Complesso è pure l’accesso a dati, fotografie, filmati raccolti da droni, radar e camere: spesso sono fatti scomparire, cancellati o nascosti, per evitare che servano in processi di denuncia e rivendicazione di diritti umani. A ciò si aggiunge l’evoluzione materiale di queste tecnologie, che ne rende molto difficile l’identificazione: a fronte di una sempre crescente precisione e velocità di rilevamento dati, hanno dimensioni sempre più piccole e aspetto sempre più anonimo.

Infine, c’è l’uso allarmante di spyware per colpire organizzazioni e individui che difendono i diritti delle persone migranti. A febbraio 2025, diversi quotidiani italiani hanno riportato che i cellulari di circa 90 attiviste italiane e non sono stati infettati da Graphite, un software di spionaggio creato a scopi militari dall’azienda israeliana Paragon.
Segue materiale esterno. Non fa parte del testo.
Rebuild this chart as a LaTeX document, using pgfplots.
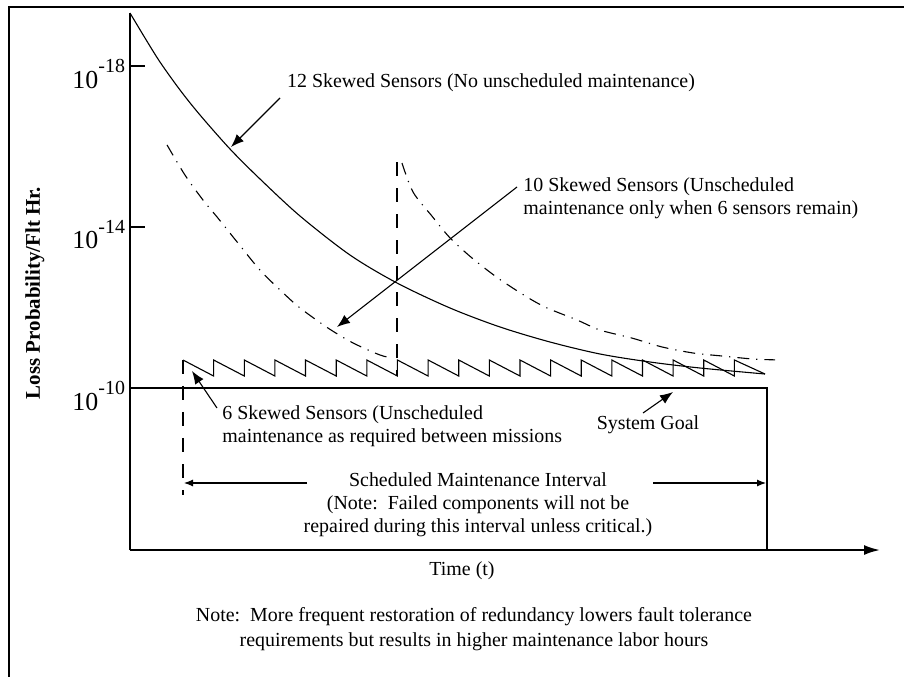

In merito alla questione, il presidente esecutivo di Parago John Fleming ha dichiarato: la società «concede in licenza la sua tecnologia a un gruppo selezionato di democrazie globali, principalmente agli Stati Uniti e ai suoi alleati». Non ha fatto alcuna ulteriore specifica.

Il Policy Memo: Strengthening Migration Governance Monitoring in the Balkans contiene un’ulteriore prova che il sistema di impunità costruito, alimentato e difeso da “democrazie” violatrici di diritti umani, discriminatorie e razziste è consistente e si sta evolvendo utilizzando strumenti di ultima generazione, pratiche che tendono alla “violazione invisibile” dei diritti umani e politiche che de-umanizzano le persone migranti mentre squalificano socialmente chi le aiuta. Il lavoro del Border Violence Migration Network dimostra anche che l’unico ostacolo a questa corruzione è la reazione della società civile.